In their recently published global happiness report, Christian Krekel and colleagues (2018) have identified twelve key factors that determine how satisfied people are with their jobs (for the full list click here). Not surprisingly, the most important factor was having high-quality relationships with your co-workers, and more specifically, your manager.
However, what piqued my interest was the second most important factor, which was “having an interesting job”. In this article, we want to explore what this means in a bit more depth. What really makes a job more interesting? How does this relate to happiness? And finally, why should we care about this?
The following examples illustrate three very different ways in which organisations have successfully created interesting jobs.
One thing that Ritz-Carlton and Zappos have in common is their outstanding customer service. Both the luxury hotel chain and the Amazon-owned online fashion retailer have found ways to motivate their employees to deliver the best possible service. At Ritz-Carlton, employees can spend up to $2000 to solve their customers’ problems without asking for their manager. Similarly, Zappos’ call-centre employees at any level have the same freedom as managers to fully refund a customer’s money, for instance, or to send a surprise bunch of flowers. Unlike in other call-centres, they don’t need to stick to any scripts or time limits, as real human connections are more highly valued over standardisation and cost-efficiency.
So, from an employee perspective, how does this make their jobs more interesting? The answer is simple: they have autonomy. They are in control of how they act and what they do. Of course, there needs to be some ground rules, but employees are trusted to make their own decisions and act within those. Instead of following tight regulations or scripts like robots, employees can now build human connections with customers and find more personalised solutions to their problems. As a result, employees feel valued and trusted by their organisation. They feel a sense of achievement when they have been able to ‘fix’ a customer’s problem or complaint more quickly and directly. And in return customers will feel satisfied that they have been treated fairly and are more likely to return in the future and indeed tell their friends and family about how well their issue was handled.

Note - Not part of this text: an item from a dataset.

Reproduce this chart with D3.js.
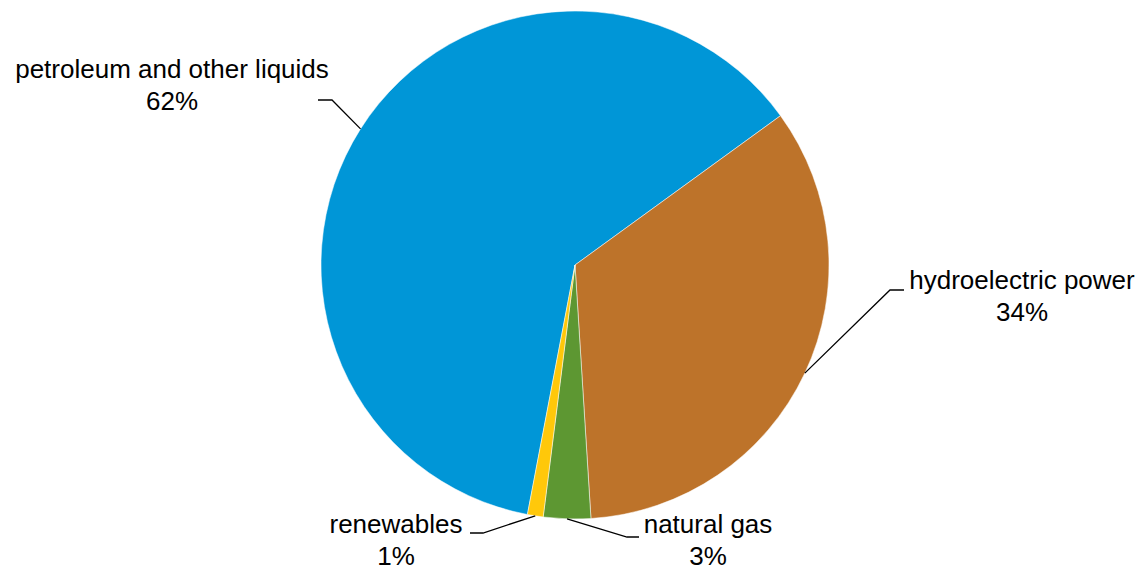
<!DOCTYPE html>
<html>
<head>
<meta charset="utf-8">
<script src="https://cdn.jsdelivr.net/npm/d3@7"></script>
<style>
  body { margin: 0; background: #fff; }
  text { font-family: "Liberation Sans", Arial, sans-serif; font-size: 26px; fill: #000; }
</style>
</head>
<body>
<div id="chart"></div>
<script>
// data
var categories = ["petroleum and other liquids", "hydroelectric power", "natural gas", "renewables"];
var shares = [62, 34, 3, 1];
var sliceColors = ["#0096d7", "#bd732a", "#5d9732", "#ffc80a"];

// label layout: elbow of the leader line, end of the short horizontal piece, text anchor
var labelLayout = [
  { elbow: [332, 100], end: [318, 100], text: [172, 78] },
  { elbow: [890, 290], end: [904, 290], text: [1022, 289] },
  { elbow: [627, 537], end: [639, 537], text: [708, 533] },
  { elbow: [483, 533], end: [470, 533], text: [396, 533] }
];

var width = 1143, height = 569;
var cx = 575, cy = 265, radius = 254;

var svg = d3.select("#chart")
  .append("svg")
    .attr("width", width)
    .attr("height", height);

var g = svg.append("g")
  .attr("transform", "translate(" + cx + "," + cy + ")");

var start = 190.8 * Math.PI / 180;
var pie = d3.pie()
  .sort(null)
  .startAngle(start)
  .endAngle(start + 2 * Math.PI)
  .value(function(d) { return d; });

var arcs = pie(shares);

var arc = d3.arc().innerRadius(0).outerRadius(radius);

g.selectAll("path.slice")
  .data(arcs)
  .join("path")
    .attr("class", "slice")
    .attr("d", arc)
    .style("fill", function(d, i) { return sliceColors[i]; })
    .style("stroke", "#fff")
    .style("stroke-width", 0.5);

// leader lines
svg.selectAll("polyline.leader")
  .data(arcs)
  .join("polyline")
    .attr("class", "leader")
    .attr("points", function(d, i) {
      var a = (d.startAngle + d.endAngle) / 2;
      var px = cx + radius * Math.sin(a);
      var py = cy - radius * Math.cos(a);
      var L = labelLayout[i];
      return [[px, py], L.elbow, L.end].map(function(p) { return p.join(","); }).join(" ");
    })
    .style("fill", "none")
    .style("stroke", "#000")
    .style("stroke-width", 1.3);

// labels
var labels = svg.selectAll("text.label")
  .data(arcs)
  .join("text")
    .attr("class", "label")
    .attr("text-anchor", "middle")
    .attr("x", function(d, i) { return labelLayout[i].text[0]; })
    .attr("y", function(d, i) { return labelLayout[i].text[1]; });

labels.append("tspan")
  .attr("x", function(d, i) { return labelLayout[i].text[0]; })
  .text(function(d, i) { return categories[i]; });

labels.append("tspan")
  .attr("x", function(d, i) { return labelLayout[i].text[0]; })
  .attr("dy", 32)
  .text(function(d, i) { return shares[i] + "%"; });
</script>
</body>
</html>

Bringing your whole self to work
Patagonia is a well-known advocate for environmental causes, but it continues this dedication and support for its employees too. Women make up 50% of their workforce and roughly half of their upper management positions are filled by women — led by their female CEO Rose Marcario (according to 2020 Fortune 500 magazine only 7.4% of women hold Fortune 500 CEO roles). It provides critical support with in-house child care facilities and even sending nannies on business trips! Even more surprising is that Patagonia will hire environmental activists and encourage them to (peacefully) protest. If they go to jail, the company will pay for their bail and legal fees.
What Patagonia is doing here is genuinely embracing different people’s needs and opinions to encourage and promote diversity and inclusivity. Not having to “stop” being a mum or an activist as soon as they enter the workplace reinforces employees’ self-identities and wellbeing by allowing them to bring their whole selves to work. Furthermore, co-workers get to see each other as multifaceted human beings, which is likely to make their conversations deeper and their relationships stronger. This, in turn, will create a stronger sense of belonging and loyalty.
Introducing self-managed teams
Buurtzoorg is a pioneering Dutch health care organisation. They have been named Best Employer of the Netherlands in 4 out of the last 5 years and their client satisfaction rates are the highest of any health care organisation. Their secret sauce is a revolutionary organisational setup. Buurtzoorg’s 15,000 nurses are organised into 950 self-managed teams. Each team of nurses is fully responsible for their own work in all areas including nursing, planning, decision-making, hiring, and firing. Teams grow until they get to twelve people and then split into separate teams. The headquarter supporting this network consists of only 50 people.
Once again, high levels of autonomy and responsibility seem to make for more interesting jobs. Additionally, a lack of bureaucracy and the resulting decentralised decision-making within the respective teams frees up time and makes every decision appropriate and relevant for the people it affects. The nurses at Buurtzoorg can purely focus on what they love to do, which is delivering care to patients, instead of worrying about bureaucracy and siloes. Administrative tasks are split equally amongst the individual team members.
So what are some key takeaways?
How much more satisfied do you think you would be with your job if you had more control over what you are doing or if you could be more yourself at work? Of course, these are outstanding examples that have been implemented at a large scale, but think about how you could action these in a small way in your own team:
/ Increasing autonomy: What is a small decision that you could delegate to somebody else? How could you help someone in your team take more control over what they are doing on a day-to-day basis?
/ Encouraging authenticity: What is a personal question you could ask your team during your next team meeting to better understand who they are? Or what is an informal meeting format that would enable personal connections (e.g. virtual coffee chat)?
/ Reducing bureaucracy and siloes: Are you overseeing any processes that could be frustrating for somebody else? Could you ask somebody for feedback or ideas to improve a frustrating process?
Even when implemented at a small scale, these three tips can help create a more interesting work environment, which will bring great benefit and increased happiness and loyalty both for your own employees and in turn your customers.